Rush. who recently lost his 67 year-old wife, Carolyn, to congestive heart failure said, “I missed quite a few days from Washington D.C. because my primary care was to be at my wife’s side,” he said. “But it became a real struggle to be with her and see her deteriorating with also having to help her in ways the doctors told me to.”
He said one thing he’s learned from 36 years of marriage is the important lesson of devotion, which Rush says is the highest form of love…higher than sacrifice.
“With sacrifice, you are in love and you give up something such as an ego or personality,” he said. “But when you’re devoted, you just do it just because and you don’t even think about it because your personality isn’t in it at all.”
Pam Morris, WVON Radio Host, explained that like Carolyn Rush and many other African American women, she too was diagnosed with heart disease on Feb. 23, 2016.
“I was heading to visit my mother in West Virginia and my primary doctor wanted me to come in to check my lungs due to recent breathing
problems,” Morris said. As a result of that doctor’s visit Morris said she was diagnosed with congestive heart failure.

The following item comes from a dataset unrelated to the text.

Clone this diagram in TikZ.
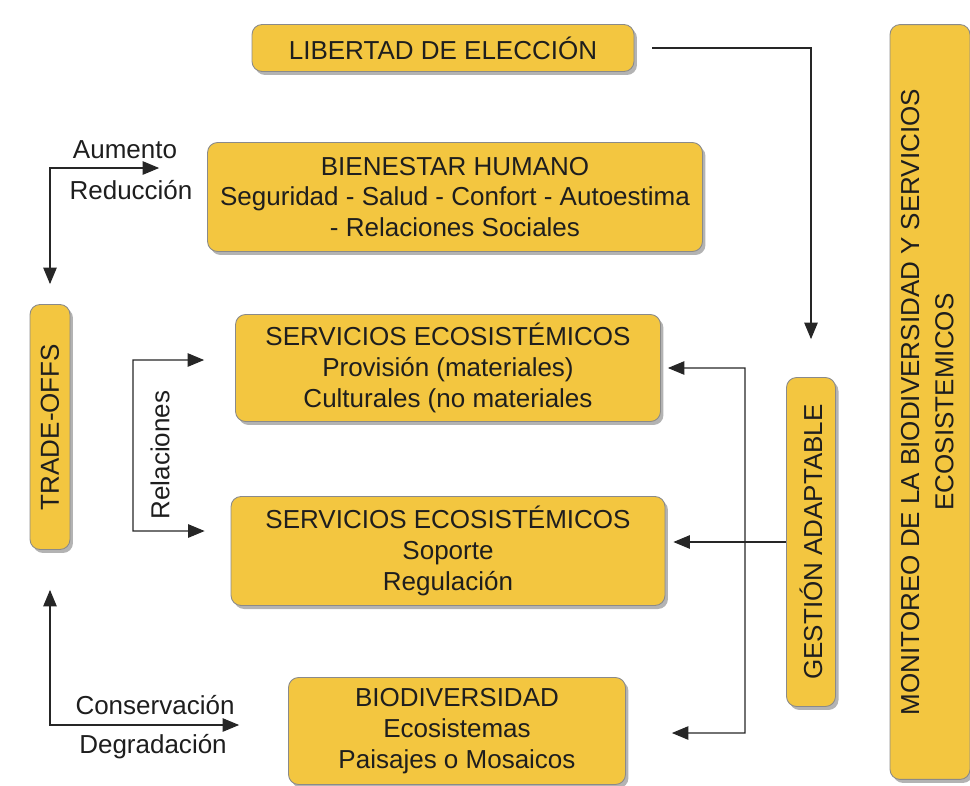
\documentclass[tikz,border=0pt]{standalone}
\usepackage{fontspec}
\setmainfont{Liberation Sans}
\usepackage{graphicx}
\usetikzlibrary{positioning}
\usetikzlibrary{arrows.meta}
\usetikzlibrary{shadows}
\definecolor{amarillo}{HTML}{F3C640}
\definecolor{borde}{HTML}{8A8A8A}
\definecolor{texto}{HTML}{1E1E1E}

\begin{document}
\begin{tikzpicture}[x=0.02cm,y=-0.02cm,
		caja/.style={fill=amarillo,draw=borde,line width=0.5pt,rectangle,rounded corners=2mm,align=center,inner sep=0pt,
			drop shadow={shadow xshift=0.6mm,shadow yshift=-0.7mm,opacity=0.6}},
		flecha/.style={-{Triangle[length=3.3mm,width=2.7mm]},line width=0.6pt,black!85},
		flechas/.style={{Triangle[length=3.3mm,width=2.7mm]}-{Triangle[length=3.3mm,width=2.7mm]},line width=0.6pt,black!85},
		font=\fontsize{14.8}{17.5}\selectfont,text=texto]
		\useasboundingbox (0,0) rectangle (970,785);
		\node[caja,minimum width=76.4mm,minimum height=9.4mm] at (443,48) (lib) {LIBERTAD DE ELECCIÓN};
		\node[caja,minimum width=99mm,minimum height=21.8mm] at (455,197) (bien)
		{BIENESTAR HUMANO\\Seguridad - Salud - Confort - Autoestima\\- Relaciones Sociales};
		\node[caja,minimum width=85mm,minimum height=21.4mm] at (448,368) (se1)
		{SERVICIOS ECOSISTÉMICOS\\Provisión (materiales)\\Culturales (no materiales};
		\node[caja,minimum width=86.8mm,minimum height=21.8mm] at (448,551) (se2)
		{SERVICIOS ECOSISTÉMICOS\\Soporte\\Regulación};
		\node[caja,minimum width=67.4mm,minimum height=21.4mm] at (457,731) (bio)
		{BIODIVERSIDAD\\Ecosistemas\\Paisajes o Mosaicos};
		\node[caja,minimum width=8mm,minimum height=49mm] at (50,427) (trade) {\rotatebox{90}{TRADE-OFFS}};
		\node[caja,minimum width=9.8mm,minimum height=65.8mm] at (811,542) (gest) {\rotatebox{90}{GESTIÓN ADAPTABLE}};
		\node[caja,minimum width=16mm,minimum height=151mm] at (930,402) (mon)
		{\rotatebox{90}{\begin{tabular}{@{}c@{}}MONITOREO DE LA BIODIVERSIDAD Y SERVICIOS\\[2pt]ECOSISTEMICOS\end{tabular}}};
		\node at (125,150) (aum) {Aumento};
		\node at (131,190) (red) {Reducción};
		\node at (155,705) (cons) {Conservación};
		\node at (153,747) (deg) {Degradación};
		\node[rotate=90] at (160,455) (rel) {Relaciones};
		\coordinate (r1) at (133,360);
		\coordinate (r2) at (133,531);
		\coordinate (g1) at (745,368);
		\coordinate (g2) at (745,733);
		\coordinate (s2) at ([xshift=1.6mm]se2.east);
		\draw[flechas] ([yshift=4mm]trade.north) |- ([xshift=-9.6mm,yshift=5.8mm]bien.west);
		\draw[flechas] ([xshift=-6.2mm,yshift=1.6mm]se1.west) -- (r1) -- (r2) -- ([xshift=-5.2mm,yshift=4mm]se2.west);
		\draw[flechas] ([yshift=-8mm]trade.south) |- ([xshift=-9.8mm,yshift=1.2mm]bio.west);
		\draw[flecha] ([xshift=3.6mm]lib.east) -| ([yshift=7.6mm]gest.north);
		\draw[flechas] ([xshift=1.4mm]se1.east) -- (g1) -- (g2) -- ([xshift=9.2mm,yshift=-0.4mm]bio.east);
		\draw[flecha] (gest.west) -- (gest.west -| s2);
	\end{tikzpicture}
\end{document}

She said she was placed on medicine for four months, but received no positive results, only another diagnosis of advanced congestive heart
failure.
“Several days later, at the University of Chicago Medicine Hospital, a wonderful doctor looked me in my face and asked, ‘Do you want to live and if you want to live then you need a new heart.’”
Later, Morris said she was admitted into the hospital and after 27 days, received a new heart from a donor. Morris said she’s a, “living, walking miracle with a heart that has no infection or injection.”
Rush said he supports all initiatives surrounding heart disease and is fully devoted to helping African American women to understand there is a lurking killer that haunts them daily and added the participation of African American women working against heart disease is currently inadequate.
“It’s a reality that’s not spoken about,” Rush said. “We have to tell our mothers and daughters, sisters and aunts and girlfriends that this is a very threatening condition and we can’t be silent. I’ve introduced legislation to create a public awareness week around heart disease for African American women where we can participate in a walk in 2018 to bring a higher
consciousness to the African American community.”